**SOURCE MATERIAL:**
------------------------

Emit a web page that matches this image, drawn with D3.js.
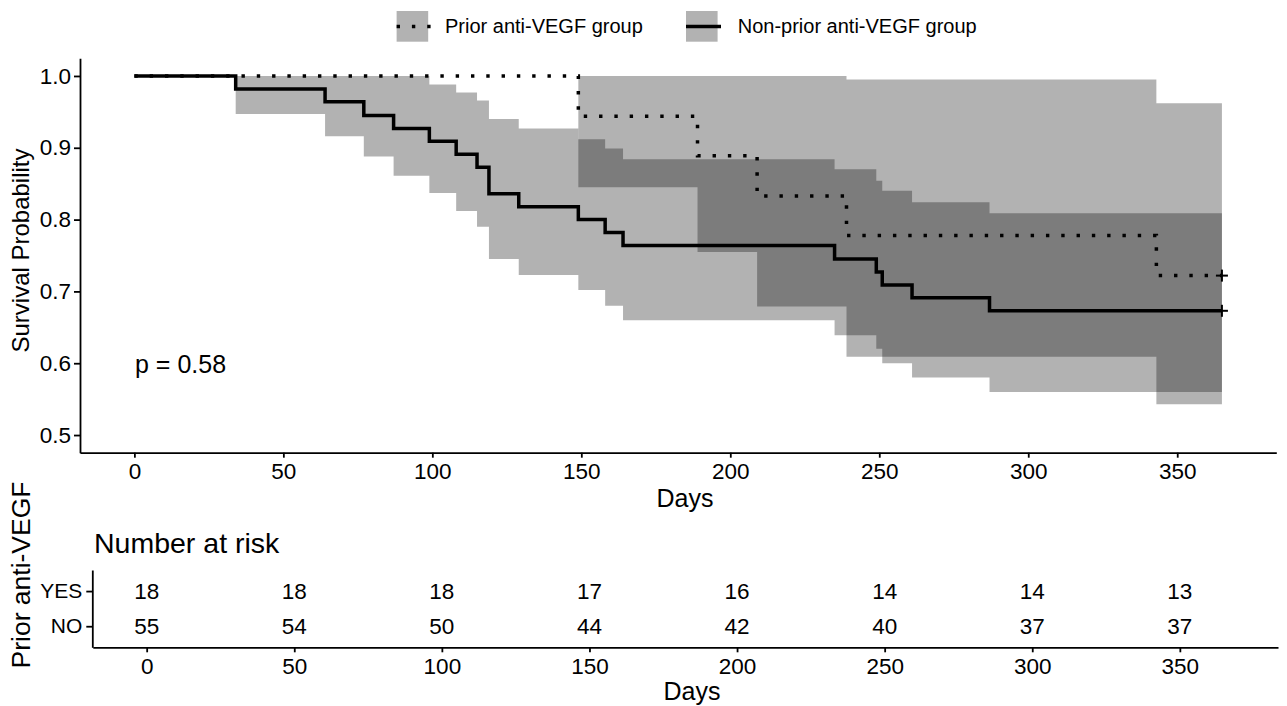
<html>
<head>
<style>
  body { margin: 0; background: #fff; }
  text { font-family: "Liberation Sans", Arial, Helvetica, sans-serif; fill: #000; }
  .axis path, .axis line { stroke: #000; stroke-width: 1.8; }
  .band { fill: #000; fill-opacity: 0.3; stroke: none; }
  .km { fill: none; stroke: #000; stroke-width: 3.5; }
  .dotted { stroke-dasharray: 3.4 11.9; }
  .censor { stroke: #000; stroke-width: 2; }
</style>
<script src="https://cdn.jsdelivr.net/npm/d3@7"></script>
</head>
<body>
<svg id="chart" width="1287" height="706"></svg>
<script>
// Non-prior anti-VEGF group (solid)
let nonTime  = [0, 34, 64, 77, 87, 99, 108, 115, 119, 129, 149, 158, 164, 235, 249, 251, 261, 287, 365]
let nonSurv  = [1.0, 0.982, 0.964, 0.945, 0.927, 0.909, 0.891, 0.873, 0.836, 0.818, 0.800, 0.782, 0.764, 0.745, 0.727, 0.709, 0.691, 0.673, 0.673]
let nonUpper = [1.0, 1.0, 1.0, 1.0, 1.0, 0.988, 0.977, 0.966, 0.940, 0.927, 0.912, 0.899, 0.884, 0.870, 0.854, 0.840, 0.824, 0.809, 0.809]
let nonLower = [1.0, 0.947, 0.916, 0.888, 0.861, 0.837, 0.812, 0.790, 0.745, 0.723, 0.702, 0.680, 0.660, 0.639, 0.620, 0.600, 0.580, 0.560, 0.560]

// Prior anti-VEGF group (dotted)
let priorTime  = [0, 149, 189, 209, 239, 343, 365]
let priorSurv  = [1.0, 0.944, 0.889, 0.833, 0.778, 0.722, 0.722]
let priorUpper = [1.0, 1.0, 1.0, 1.0, 0.995, 0.962, 0.962]
let priorLower = [1.0, 0.845, 0.755, 0.679, 0.609, 0.543, 0.543]

// number at risk table
let riskTimes = [0, 50, 100, 150, 200, 250, 300, 350]
let riskYes = [18, 18, 18, 17, 16, 14, 14, 13]
let riskNo  = [55, 54, 50, 44, 42, 40, 37, 37]
let riskGroups = ["YES", "NO"]

let yTicks = [0.5, 0.6, 0.7, 0.8, 0.9, 1.0]
let pText = "p = 0.58"
let legendLabels = ["Prior anti-VEGF group", "Non-prior anti-VEGF group"]

let svg = d3.select("#chart")
svg.append("rect").attr("width", 1287).attr("height", 706).attr("fill", "#fff")

let x = d3.scaleLinear().domain([-18.25, 383.25]).range([80, 1276.3])
let y = d3.scaleLinear().domain([0.4754, 1.0246]).range([452.7, 58.3])

function rows(t, s, u, l) {
    return t.map((d, i) => ({ time: d, surv: s[i], upper: u[i], lower: l[i] }))
}
let groups = [
    { name: "prior", cls: "km dotted", data: rows(priorTime, priorSurv, priorUpper, priorLower) },
    { name: "non", cls: "km", data: rows(nonTime, nonSurv, nonUpper, nonLower) }
]

let band = d3.area()
    .x(d => x(d.time))
    .y0(d => y(d.lower))
    .y1(d => y(d.upper))
    .curve(d3.curveStepAfter)

let kmLine = d3.line()
    .x(d => x(d.time))
    .y(d => y(d.surv))
    .curve(d3.curveStepAfter)

let plot = svg.append("g")
groups.forEach(g => {
    plot.append("path").datum(g.data).attr("class", "band").attr("d", band)
})
groups.forEach(g => {
    plot.append("path").datum(g.data).attr("class", g.cls).attr("d", kmLine)
})
// censor marks at last time
groups.forEach(g => {
    let last = g.data[g.data.length - 1]
    let cx = x(last.time), cy = y(last.surv)
    plot.append("line").attr("class", "censor").attr("x1", cx - 6).attr("x2", cx + 6).attr("y1", cy).attr("y2", cy)
    plot.append("line").attr("class", "censor").attr("x1", cx).attr("x2", cx).attr("y1", cy - 6).attr("y2", cy + 6)
})

function styleAxis(g, size) {
    g.attr("class", "axis")
    g.selectAll("text").attr("font-size", size).attr("font-family", null)
}

svg.append("g")
    .attr("transform", "translate(0,452.7)")
    .call(d3.axisBottom(x).tickValues(riskTimes).tickSize(5).tickPadding(5).tickSizeOuter(0))
    .call(styleAxis, 22.5)

svg.append("g")
    .attr("transform", "translate(80,0)")
    .call(d3.axisLeft(y).tickValues(yTicks).tickFormat(d3.format(".1f")).tickSize(6).tickPadding(3).tickSizeOuter(0))
    .call(styleAxis, 22.5)

svg.append("text").attr("x", 685).attr("y", 507).attr("text-anchor", "middle")
    .attr("font-size", 25).text("Days")
svg.append("text").attr("transform", "translate(29,250.5) rotate(-90)").attr("text-anchor", "middle")
    .attr("font-size", 24).text("Survival Probability")
svg.append("text").attr("x", 135).attr("y", 373).attr("font-size", 25).text(pText)

// legend
let legend = svg.append("g")
let keyX = [396.6, 686]
let textX = [445, 737.7]
legendLabels.forEach((lab, i) => {
    legend.append("rect").attr("x", keyX[i]).attr("y", 11).attr("width", 31.6).attr("height", 30.7)
        .attr("fill", "#000").attr("fill-opacity", 0.3)
    legend.append("line").attr("class", i == 0 ? "km dotted" : "km")
        .attr("x1", keyX[i]).attr("x2", keyX[i] + 35).attr("y1", 26.5).attr("y2", 26.5)
        .attr("stroke-width", i == 0 ? 3.4 : 3.2)
    legend.append("text").attr("x", textX[i]).attr("y", 33.3).attr("font-size", 20).text(lab)
})

// risk table
let xt = d3.scaleLinear().domain([-18.25, 383.25]).range([92.8, 1278])
let yt = d3.scalePoint().domain(riskGroups).range([570, 647.3]).padding(0.6)

svg.append("text").attr("x", 94).attr("y", 553).attr("font-size", 28.5).text("Number at risk")

let table = svg.append("g")
let counts = { YES: riskYes, NO: riskNo }
riskGroups.forEach(grp => {
    table.selectAll(null).data(riskTimes).enter().append("text")
        .attr("x", d => xt(d))
        .attr("y", yt(grp))
        .attr("dy", "0.35em")
        .attr("text-anchor", "middle")
        .attr("font-size", 22.5)
        .text((d, i) => counts[grp][i])
})

svg.append("g")
    .attr("transform", "translate(0,647.3)")
    .call(d3.axisBottom(xt).tickValues(riskTimes).tickSize(5).tickPadding(5.5).tickSizeOuter(0))
    .call(styleAxis, 22.5)

svg.append("g")
    .attr("transform", "translate(92.3,0)")
    .call(d3.axisLeft(yt).tickSize(6).tickPadding(4).tickSizeOuter(0))
    .call(styleAxis, 21)

svg.append("text").attr("x", 692).attr("y", 700).attr("text-anchor", "middle")
    .attr("font-size", 25).text("Days")
svg.append("text").attr("transform", "translate(30,575) rotate(-90)").attr("text-anchor", "middle")
    .attr("font-size", 26.5).text("Prior anti-VEGF")
</script>
</body>
</html>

------------------------

**WHAT YOU WILL DO:** Reproduce the material above in full, exactly, with no images.

**SOLVED PROBLEM:**
Emit a web page that matches this image, drawn with D3.js.
<html>
<head>
<style>
  body { margin: 0; background: #fff; }
  text { font-family: "Liberation Sans", Arial, Helvetica, sans-serif; fill: #000; }
  .axis path, .axis line { stroke: #000; stroke-width: 1.8; }
  .band { fill: #000; fill-opacity: 0.3; stroke: none; }
  .km { fill: none; stroke: #000; stroke-width: 3.5; }
  .dotted { stroke-dasharray: 3.4 11.9; }
  .censor { stroke: #000; stroke-width: 2; }
</style>
<script src="https://cdn.jsdelivr.net/npm/d3@7"></script>
</head>
<body>
<svg id="chart" width="1287" height="706"></svg>
<script>
// Non-prior anti-VEGF group (solid)
let nonTime  = [0, 34, 64, 77, 87, 99, 108, 115, 119, 129, 149, 158, 164, 235, 249, 251, 261, 287, 365]
let nonSurv  = [1.0, 0.982, 0.964, 0.945, 0.927, 0.909, 0.891, 0.873, 0.836, 0.818, 0.800, 0.782, 0.764, 0.745, 0.727, 0.709, 0.691, 0.673, 0.673]
let nonUpper = [1.0, 1.0, 1.0, 1.0, 1.0, 0.988, 0.977, 0.966, 0.940, 0.927, 0.912, 0.899, 0.884, 0.870, 0.854, 0.840, 0.824, 0.809, 0.809]
let nonLower = [1.0, 0.947, 0.916, 0.888, 0.861, 0.837, 0.812, 0.790, 0.745, 0.723, 0.702, 0.680, 0.660, 0.639, 0.620, 0.600, 0.580, 0.560, 0.560]

// Prior anti-VEGF group (dotted)
let priorTime  = [0, 149, 189, 209, 239, 343, 365]
let priorSurv  = [1.0, 0.944, 0.889, 0.833, 0.778, 0.722, 0.722]
let priorUpper = [1.0, 1.0, 1.0, 1.0, 0.995, 0.962, 0.962]
let priorLower = [1.0, 0.845, 0.755, 0.679, 0.609, 0.543, 0.543]

// number at risk table
let riskTimes = [0, 50, 100, 150, 200, 250, 300, 350]
let riskYes = [18, 18, 18, 17, 16, 14, 14, 13]
let riskNo  = [55, 54, 50, 44, 42, 40, 37, 37]
let riskGroups = ["YES", "NO"]

let yTicks = [0.5, 0.6, 0.7, 0.8, 0.9, 1.0]
let pText = "p = 0.58"
let legendLabels = ["Prior anti-VEGF group", "Non-prior anti-VEGF group"]

let svg = d3.select("#chart")
svg.append("rect").attr("width", 1287).attr("height", 706).attr("fill", "#fff")

let x = d3.scaleLinear().domain([-18.25, 383.25]).range([80, 1276.3])
let y = d3.scaleLinear().domain([0.4754, 1.0246]).range([452.7, 58.3])

function rows(t, s, u, l) {
    return t.map((d, i) => ({ time: d, surv: s[i], upper: u[i], lower: l[i] }))
}
let groups = [
    { name: "prior", cls: "km dotted", data: rows(priorTime, priorSurv, priorUpper, priorLower) },
    { name: "non", cls: "km", data: rows(nonTime, nonSurv, nonUpper, nonLower) }
]

let band = d3.area()
    .x(d => x(d.time))
    .y0(d => y(d.lower))
    .y1(d => y(d.upper))
    .curve(d3.curveStepAfter)

let kmLine = d3.line()
    .x(d => x(d.time))
    .y(d => y(d.surv))
    .curve(d3.curveStepAfter)

let plot = svg.append("g")
groups.forEach(g => {
    plot.append("path").datum(g.data).attr("class", "band").attr("d", band)
})
groups.forEach(g => {
    plot.append("path").datum(g.data).attr("class", g.cls).attr("d", kmLine)
})
// censor marks at last time
groups.forEach(g => {
    let last = g.data[g.data.length - 1]
    let cx = x(last.time), cy = y(last.surv)
    plot.append("line").attr("class", "censor").attr("x1", cx - 6).attr("x2", cx + 6).attr("y1", cy).attr("y2", cy)
    plot.append("line").attr("class", "censor").attr("x1", cx).attr("x2", cx).attr("y1", cy - 6).attr("y2", cy + 6)
})

function styleAxis(g, size) {
    g.attr("class", "axis")
    g.selectAll("text").attr("font-size", size).attr("font-family", null)
}

svg.append("g")
    .attr("transform", "translate(0,452.7)")
    .call(d3.axisBottom(x).tickValues(riskTimes).tickSize(5).tickPadding(5).tickSizeOuter(0))
    .call(styleAxis, 22.5)

svg.append("g")
    .attr("transform", "translate(80,0)")
    .call(d3.axisLeft(y).tickValues(yTicks).tickFormat(d3.format(".1f")).tickSize(6).tickPadding(3).tickSizeOuter(0))
    .call(styleAxis, 22.5)

svg.append("text").attr("x", 685).attr("y", 507).attr("text-anchor", "middle")
    .attr("font-size", 25).text("Days")
svg.append("text").attr("transform", "translate(29,250.5) rotate(-90)").attr("text-anchor", "middle")
    .attr("font-size", 24).text("Survival Probability")
svg.append("text").attr("x", 135).attr("y", 373).attr("font-size", 25).text(pText)

// legend
let legend = svg.append("g")
let keyX = [396.6, 686]
let textX = [445, 737.7]
legendLabels.forEach((lab, i) => {
    legend.append("rect").attr("x", keyX[i]).attr("y", 11).attr("width", 31.6).attr("height", 30.7)
        .attr("fill", "#000").attr("fill-opacity", 0.3)
    legend.append("line").attr("class", i == 0 ? "km dotted" : "km")
        .attr("x1", keyX[i]).attr("x2", keyX[i] + 35).attr("y1", 26.5).attr("y2", 26.5)
        .attr("stroke-width", i == 0 ? 3.4 : 3.2)
    legend.append("text").attr("x", textX[i]).attr("y", 33.3).attr("font-size", 20).text(lab)
})

// risk table
let xt = d3.scaleLinear().domain([-18.25, 383.25]).range([92.8, 1278])
let yt = d3.scalePoint().domain(riskGroups).range([570, 647.3]).padding(0.6)

svg.append("text").attr("x", 94).attr("y", 553).attr("font-size", 28.5).text("Number at risk")

let table = svg.append("g")
let counts = { YES: riskYes, NO: riskNo }
riskGroups.forEach(grp => {
    table.selectAll(null).data(riskTimes).enter().append("text")
        .attr("x", d => xt(d))
        .attr("y", yt(grp))
        .attr("dy", "0.35em")
        .attr("text-anchor", "middle")
        .attr("font-size", 22.5)
        .text((d, i) => counts[grp][i])
})

svg.append("g")
    .attr("transform", "translate(0,647.3)")
    .call(d3.axisBottom(xt).tickValues(riskTimes).tickSize(5).tickPadding(5.5).tickSizeOuter(0))
    .call(styleAxis, 22.5)

svg.append("g")
    .attr("transform", "translate(92.3,0)")
    .call(d3.axisLeft(yt).tickSize(6).tickPadding(4).tickSizeOuter(0))
    .call(styleAxis, 21)

svg.append("text").attr("x", 692).attr("y", 700).attr("text-anchor", "middle")
    .attr("font-size", 25).text("Days")
svg.append("text").attr("transform", "translate(30,575) rotate(-90)").attr("text-anchor", "middle")
    .attr("font-size", 26.5).text("Prior anti-VEGF")
</script>
</body>
</html>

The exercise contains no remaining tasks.